Exercise =
Take the lines from the head of the listing through the one bearing "const yTicks = [0, 0.5, 1.0, 1.5, 2.0, 2.5];" and copy them exactly, leaving every picture out.
------
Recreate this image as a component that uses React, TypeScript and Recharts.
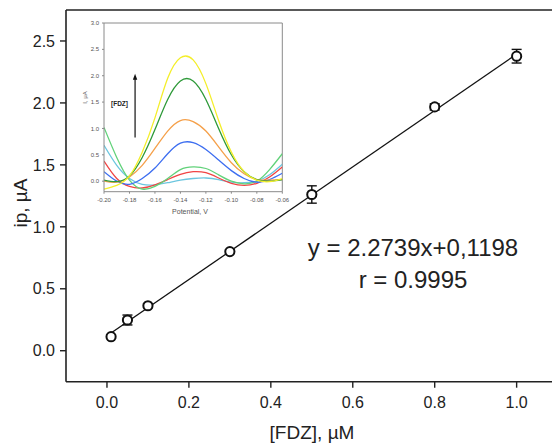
import {
  ComposedChart,
  ErrorBar,
  Label,
  Line,
  ReferenceLine,
  Scatter,
  XAxis,
  YAxis,
} from 'recharts';

// calibration points
const concentrations = [0.01, 0.05, 0.1, 0.3, 0.5, 0.8, 1.0];
const peakCurrents = [0.113, 0.248, 0.363, 0.8, 1.261, 1.968, 2.377];
const currentErrors = [0.012, 0.04, 0.015, 0.012, 0.07, 0.025, 0.055];

// fitted line y = 2.2739x + 0.1198, ends
const fitX = [0.01, 1.0];
const fitY = [0.1425, 2.3937];

const xTicks = [0, 0.2, 0.4, 0.6, 0.8, 1.0];
const yTicks = [0, 0.5, 1.0, 1.5, 2.0, 2.5];

// inset voltammograms
const potentials = [
  -0.2, -0.19, -0.18, -0.17, -0.16, -0.15, -0.14, -0.13, -0.12, -0.11, -0.1, -0.09, -0.08, -0.07, -0.06,
];
const cyanCurve = [0.68, 0.3, 0.05, -0.06, -0.07, -0.03, 0.02, 0.05, 0.06, 0.03, -0.02, -0.03, 0.0, 0.12, 0.32];
const redCurve = [0.38, 0.05, -0.1, -0.13, -0.07, 0.03, 0.13, 0.18, 0.16, 0.06, -0.04, -0.08, -0.04, 0.08, 0.27];
const lightGreenCurve = [1.02, 0.45, 0.02, -0.15, -0.1, 0.05, 0.22, 0.27, 0.24, 0.12, 0.0, -0.05, 0.0, 0.22, 0.52];
const blueCurve = [0.18, 0.0, -0.06, 0.05, 0.25, 0.52, 0.72, 0.73, 0.6, 0.4, 0.2, 0.05, -0.02, 0.03, 0.15];
const orangeCurve = [0.0, -0.02, 0.08, 0.3, 0.62, 0.95, 1.15, 1.13, 0.95, 0.65, 0.35, 0.14, 0.03, 0.02, 0.03];
const greenCurve = [0.02, -0.01, 0.1, 0.45, 0.98, 1.55, 1.9, 1.9, 1.55, 1.0, 0.5, 0.18, 0.03, 0.0, 0.03];
const yellowCurve = [-0.15, -0.08, 0.1, 0.55, 1.2, 1.95, 2.34, 2.3, 1.85, 1.15, 0.55, 0.18, 0.02, -0.01, 0.05];

const insetXTicks = [-0.2, -0.18, -0.16, -0.14, -0.12, -0.1, -0.08, -0.06];
const insetYTicks = [0, 0.5, 1.0, 1.5, 2.0, 2.5, 3.0];

const points = concentrations.map((x, i) => ({ x, y: peakCurrents[i], err: currentErrors[i] }));
const fitLine = fitX.map((x, i) => ({ x, y: fitY[i] }));

const curves = [
  { key: 'cyan', values: cyanCurve, color: '#6cc6df' },
  { key: 'red', values: redCurve, color: '#f04545' },
  { key: 'lgreen', values: lightGreenCurve, color: '#62d27a' },
  { key: 'blue', values: blueCurve, color: '#3d6ef0' },
  { key: 'orange', values: orangeCurve, color: '#f5a04a' },
  { key: 'green', values: greenCurve, color: '#2f9a3a' },
  { key: 'yellow', values: yellowCurve, color: '#f4ee2a' },
];

const insetRows = potentials.map((v, i) => {
  const row: Record<string, number> = { v };
  curves.forEach((c) => {
    row[c.key] = c.values[i];
  });
  return row;
});

const FONT = '"Liberation Sans", Arial, sans-serif';

const OpenCircle = (props: any) => {
  const { cx, cy } = props;
  return <circle cx={cx} cy={cy} r={4.6} fill="#fff" stroke="#111" strokeWidth={2} />;
};

const Arrow = (props: any) => {
  const { x1, y1, x2, y2 } = props;
  return (
    <g>
      <line x1={x1} y1={y1} x2={x2} y2={y2 + 4} stroke="#111" strokeWidth={1.2} />
      <polygon points={`${x2 - 2.2},${y2 + 5} ${x2 + 2.2},${y2 + 5} ${x2},${y2 - 1}`} fill="#111" />
    </g>
  );
};

const Inset = () => (
  <ComposedChart width={212} height={210} data={insetRows} margin={{ top: 13, right: 9.7, bottom: 0, left: 0 }}>
    <XAxis
      type="number"
      dataKey="v"
      domain={[-0.2, -0.06]}
      ticks={insetXTicks}
      tickFormatter={(t: number) => t.toFixed(2)}
      allowDataOverflow
      height={28.3}
      tick={{ fontSize: 6, fill: '#555', fontFamily: FONT }}
      tickSize={2}
      tickMargin={4}
      axisLine={{ stroke: '#8a8a8a', strokeWidth: 1 }}
      tickLine={{ stroke: '#8a8a8a' }}
    >
      <Label
        content={() => (
          <text x={110} y={204} textAnchor="middle" fontSize={7} fill="#555" fontFamily={FONT}>
            Potential, V
          </text>
        )}
      />
    </XAxis>
    <YAxis
      type="number"
      domain={[-0.2, 3.0]}
      ticks={insetYTicks}
      tickFormatter={(t: number) => t.toFixed(1)}
      allowDataOverflow
      width={24}
      tick={{ fontSize: 6, fill: '#555', fontFamily: FONT }}
      tickSize={2}
      tickMargin={3}
      axisLine={{ stroke: '#8a8a8a', strokeWidth: 1 }}
      tickLine={{ stroke: '#8a8a8a' }}
    >
      <Label
        content={() => (
          <text
            x={7}
            y={87.5}
            textAnchor="middle"
            fontSize={6}
            fill="#555"
            fontFamily={FONT}
            transform="rotate(-90 7 87.5)"
          >
            I, µA
          </text>
        )}
      />
    </YAxis>
    <ReferenceLine y={3.0} stroke="#8a8a8a" strokeWidth={1} />
    <ReferenceLine x={-0.06} stroke="#8a8a8a" strokeWidth={1} />
    {curves.map((c) => (
      <Line
        key={c.key}
        type="natural"
        dataKey={c.key}
        stroke={c.color}
        strokeWidth={1.3}
        dot={false}
        isAnimationActive={false}
      />
    ))}
    <ReferenceLine
      segment={[
        { x: -0.1756, y: 0.83 },
        { x: -0.1756, y: 2.02 },
      ]}
      shape={Arrow}
    />
  </ComposedChart>
);

export default function App() {
  return (
    <div
      style={{
        position: 'absolute',
        left: 0,
        top: 0,
        width: 552,
        height: 443,
        overflow: 'hidden',
        background: '#fff',
        fontFamily: FONT,
      }}
    >
      <ComposedChart width={600} height={443} margin={{ top: 10, right: 42.4, bottom: 0, left: 0 }}>
        <XAxis
          type="number"
          dataKey="x"
          domain={[-0.1, 1.1]}
          ticks={xTicks}
          tickFormatter={(t: number) => t.toFixed(1)}
          allowDataOverflow
          height={61.3}
          tick={{ fontSize: 16, fill: '#222', fontFamily: FONT }}
          tickSize={6}
          tickMargin={9}
          axisLine={{ stroke: '#222', strokeWidth: 1.6 }}
          tickLine={{ stroke: '#222', strokeWidth: 1.4 }}
        >
          <Label
            content={() => (
              <text x={312} y={439} textAnchor="middle" fontSize={19} fill="#222" fontFamily={FONT}>
                [FDZ], µM
              </text>
            )}
          />
        </XAxis>
        <YAxis
          type="number"
          dataKey="y"
          domain={[-0.25, 2.75]}
          ticks={yTicks}
          tickFormatter={(t: number) => t.toFixed(1)}
          allowDataOverflow
          width={66}
          tick={{ fontSize: 16, fill: '#222', fontFamily: FONT }}
          tickSize={6}
          tickMargin={5}
          axisLine={{ stroke: '#222', strokeWidth: 1.6 }}
          tickLine={{ stroke: '#222', strokeWidth: 1.4 }}
        >
          <Label
            content={() => (
              <text
                x={27}
                y={203}
                textAnchor="middle"
                fontSize={19}
                fill="#222"
                fontFamily={FONT}
                transform="rotate(-90 27 203)"
              >
                ip, µA
              </text>
            )}
          />
        </YAxis>
        <ReferenceLine y={2.75} stroke="#222" strokeWidth={1.6} />
        <ReferenceLine x={1.1} stroke="#222" strokeWidth={1.6} />
        <Line
          data={fitLine}
          dataKey="y"
          type="linear"
          stroke="#111"
          strokeWidth={1.3}
          dot={false}
          isAnimationActive={false}
        />
        <Scatter data={points} dataKey="y" shape={OpenCircle} isAnimationActive={false}>
          <ErrorBar dataKey="err" direction="y" width={5} stroke="#111" strokeWidth={1.4} isAnimationActive={false} />
        </Scatter>
      </ComposedChart>

      <div style={{ position: 'absolute', left: 80, top: 10 }}>
        <Inset />
      </div>

      <div
        style={{
          position: 'absolute',
          left: 111,
          top: 100,
          fontSize: 6.5,
          fontWeight: 'bold',
          lineHeight: '8px',
          color: '#222',
        }}
      >
        [FDZ]
      </div>

      <div
        style={{
          position: 'absolute',
          left: 303,
          width: 220,
          top: 232,
          textAlign: 'center',
          fontSize: 24,
          lineHeight: '32px',
          color: '#222',
        }}
      >
        <div>y = 2.2739x+0,1198</div>
        <div>r = 0.9995</div>
      </div>
    </div>
  );
}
------
Reply to the exercise =
Recreate this image as a component that uses React, TypeScript and Recharts.
import {
  ComposedChart,
  ErrorBar,
  Label,
  Line,
  ReferenceLine,
  Scatter,
  XAxis,
  YAxis,
} from 'recharts';

// calibration points
const concentrations = [0.01, 0.05, 0.1, 0.3, 0.5, 0.8, 1.0];
const peakCurrents = [0.113, 0.248, 0.363, 0.8, 1.261, 1.968, 2.377];
const currentErrors = [0.012, 0.04, 0.015, 0.012, 0.07, 0.025, 0.055];

// fitted line y = 2.2739x + 0.1198, ends
const fitX = [0.01, 1.0];
const fitY = [0.1425, 2.3937];

const xTicks = [0, 0.2, 0.4, 0.6, 0.8, 1.0];
const yTicks = [0, 0.5, 1.0, 1.5, 2.0, 2.5];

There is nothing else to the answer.